Records provided
-- Start --
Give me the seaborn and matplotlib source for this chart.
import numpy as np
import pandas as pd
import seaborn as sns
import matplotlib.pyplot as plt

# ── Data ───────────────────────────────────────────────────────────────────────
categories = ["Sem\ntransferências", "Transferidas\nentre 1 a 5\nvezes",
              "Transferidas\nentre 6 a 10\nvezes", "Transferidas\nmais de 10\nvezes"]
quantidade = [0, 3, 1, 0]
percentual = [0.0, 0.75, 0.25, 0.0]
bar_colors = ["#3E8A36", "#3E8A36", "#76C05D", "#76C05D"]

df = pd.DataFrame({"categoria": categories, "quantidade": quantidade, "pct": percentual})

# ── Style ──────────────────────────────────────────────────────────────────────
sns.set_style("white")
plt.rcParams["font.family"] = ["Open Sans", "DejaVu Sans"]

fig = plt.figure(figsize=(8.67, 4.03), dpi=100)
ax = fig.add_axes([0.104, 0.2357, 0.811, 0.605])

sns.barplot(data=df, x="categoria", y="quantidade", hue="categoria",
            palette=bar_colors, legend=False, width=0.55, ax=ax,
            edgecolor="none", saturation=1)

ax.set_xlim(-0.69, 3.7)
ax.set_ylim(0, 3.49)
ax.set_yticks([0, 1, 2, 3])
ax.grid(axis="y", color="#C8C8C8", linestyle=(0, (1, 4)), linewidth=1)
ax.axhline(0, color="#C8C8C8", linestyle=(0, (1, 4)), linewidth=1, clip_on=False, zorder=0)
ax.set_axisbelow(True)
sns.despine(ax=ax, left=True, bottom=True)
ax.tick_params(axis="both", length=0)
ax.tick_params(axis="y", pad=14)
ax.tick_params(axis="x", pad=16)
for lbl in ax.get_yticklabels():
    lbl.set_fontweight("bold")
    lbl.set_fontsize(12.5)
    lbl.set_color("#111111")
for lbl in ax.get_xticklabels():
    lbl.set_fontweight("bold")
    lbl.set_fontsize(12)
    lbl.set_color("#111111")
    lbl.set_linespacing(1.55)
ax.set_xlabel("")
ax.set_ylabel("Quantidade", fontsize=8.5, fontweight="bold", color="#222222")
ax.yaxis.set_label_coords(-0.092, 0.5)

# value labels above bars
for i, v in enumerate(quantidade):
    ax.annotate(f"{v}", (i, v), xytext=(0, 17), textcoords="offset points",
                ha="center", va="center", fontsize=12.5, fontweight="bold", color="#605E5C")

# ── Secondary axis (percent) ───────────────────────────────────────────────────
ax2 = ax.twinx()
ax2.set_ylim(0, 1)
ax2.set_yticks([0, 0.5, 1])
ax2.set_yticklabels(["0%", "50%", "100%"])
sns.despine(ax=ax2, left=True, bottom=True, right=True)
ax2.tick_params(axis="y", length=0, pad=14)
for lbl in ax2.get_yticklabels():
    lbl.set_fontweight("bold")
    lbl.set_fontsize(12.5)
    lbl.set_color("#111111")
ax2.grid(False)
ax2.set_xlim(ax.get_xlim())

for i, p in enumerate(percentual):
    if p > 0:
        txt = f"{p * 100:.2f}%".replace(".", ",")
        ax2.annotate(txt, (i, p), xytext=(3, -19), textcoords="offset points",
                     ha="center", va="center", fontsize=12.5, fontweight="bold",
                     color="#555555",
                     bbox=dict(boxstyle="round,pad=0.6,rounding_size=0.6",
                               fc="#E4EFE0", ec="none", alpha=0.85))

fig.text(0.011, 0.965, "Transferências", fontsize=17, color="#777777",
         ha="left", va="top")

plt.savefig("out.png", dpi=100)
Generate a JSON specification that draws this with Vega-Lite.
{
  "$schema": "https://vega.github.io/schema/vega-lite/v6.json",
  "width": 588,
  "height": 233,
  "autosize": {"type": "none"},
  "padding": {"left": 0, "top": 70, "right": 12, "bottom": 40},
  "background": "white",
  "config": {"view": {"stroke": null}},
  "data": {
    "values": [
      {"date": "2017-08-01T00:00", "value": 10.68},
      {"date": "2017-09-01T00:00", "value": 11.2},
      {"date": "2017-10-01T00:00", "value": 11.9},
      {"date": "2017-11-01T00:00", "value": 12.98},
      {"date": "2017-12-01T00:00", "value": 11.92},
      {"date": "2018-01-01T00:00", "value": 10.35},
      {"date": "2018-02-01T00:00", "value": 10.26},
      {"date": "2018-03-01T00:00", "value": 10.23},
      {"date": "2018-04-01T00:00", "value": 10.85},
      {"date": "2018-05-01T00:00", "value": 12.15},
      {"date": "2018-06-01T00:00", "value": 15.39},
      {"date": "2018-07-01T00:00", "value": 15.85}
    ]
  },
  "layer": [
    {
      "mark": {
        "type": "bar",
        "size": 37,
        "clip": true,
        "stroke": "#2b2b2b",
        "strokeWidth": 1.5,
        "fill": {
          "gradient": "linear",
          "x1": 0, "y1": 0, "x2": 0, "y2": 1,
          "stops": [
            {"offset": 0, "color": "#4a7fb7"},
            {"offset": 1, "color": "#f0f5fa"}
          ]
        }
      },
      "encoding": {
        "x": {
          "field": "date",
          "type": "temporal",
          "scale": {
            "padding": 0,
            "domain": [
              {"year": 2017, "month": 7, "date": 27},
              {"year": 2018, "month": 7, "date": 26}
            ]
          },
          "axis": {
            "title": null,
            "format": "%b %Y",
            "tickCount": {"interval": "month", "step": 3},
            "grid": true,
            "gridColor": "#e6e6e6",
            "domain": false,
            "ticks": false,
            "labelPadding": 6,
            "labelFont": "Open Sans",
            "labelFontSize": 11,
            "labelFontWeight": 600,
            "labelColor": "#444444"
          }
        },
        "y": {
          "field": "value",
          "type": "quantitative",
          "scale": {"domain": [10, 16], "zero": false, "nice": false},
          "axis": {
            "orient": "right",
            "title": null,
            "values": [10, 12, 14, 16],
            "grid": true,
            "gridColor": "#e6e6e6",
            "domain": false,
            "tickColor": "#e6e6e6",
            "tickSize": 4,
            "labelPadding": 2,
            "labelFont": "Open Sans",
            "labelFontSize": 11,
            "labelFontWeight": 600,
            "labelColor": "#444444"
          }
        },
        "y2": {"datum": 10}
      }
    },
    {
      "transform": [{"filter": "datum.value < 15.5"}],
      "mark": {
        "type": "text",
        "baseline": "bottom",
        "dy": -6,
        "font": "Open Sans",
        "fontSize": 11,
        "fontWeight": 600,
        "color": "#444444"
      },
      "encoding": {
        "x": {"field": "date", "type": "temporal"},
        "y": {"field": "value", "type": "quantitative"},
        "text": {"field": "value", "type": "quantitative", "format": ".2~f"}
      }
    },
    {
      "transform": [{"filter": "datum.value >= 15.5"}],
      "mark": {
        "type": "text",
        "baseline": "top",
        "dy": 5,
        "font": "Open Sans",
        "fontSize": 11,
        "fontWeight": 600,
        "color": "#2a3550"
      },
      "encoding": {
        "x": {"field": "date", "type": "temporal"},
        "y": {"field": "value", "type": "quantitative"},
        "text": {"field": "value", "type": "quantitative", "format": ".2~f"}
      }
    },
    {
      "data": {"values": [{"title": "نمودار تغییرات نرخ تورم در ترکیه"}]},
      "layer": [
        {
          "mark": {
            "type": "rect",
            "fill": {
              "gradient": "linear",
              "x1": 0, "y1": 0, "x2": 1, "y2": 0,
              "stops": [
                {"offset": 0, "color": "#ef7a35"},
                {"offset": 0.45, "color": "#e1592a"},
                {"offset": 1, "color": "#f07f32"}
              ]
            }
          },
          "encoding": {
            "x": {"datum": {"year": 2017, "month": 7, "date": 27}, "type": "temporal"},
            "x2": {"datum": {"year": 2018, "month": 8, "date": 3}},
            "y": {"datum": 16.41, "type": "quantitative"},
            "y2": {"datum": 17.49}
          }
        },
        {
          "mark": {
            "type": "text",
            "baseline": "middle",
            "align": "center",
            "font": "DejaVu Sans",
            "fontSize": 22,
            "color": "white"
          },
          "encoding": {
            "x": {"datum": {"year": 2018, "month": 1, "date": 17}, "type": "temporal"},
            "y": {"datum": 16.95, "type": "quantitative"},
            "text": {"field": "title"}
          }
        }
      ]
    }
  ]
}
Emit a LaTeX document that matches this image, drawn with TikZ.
-- End --
What is asked
Every line of the records that includes the word "this" should be gathered.

Task answer
Give me the seaborn and matplotlib source for this chart.
Generate a JSON specification that draws this with Vega-Lite.
Emit a LaTeX document that matches this image, drawn with TikZ.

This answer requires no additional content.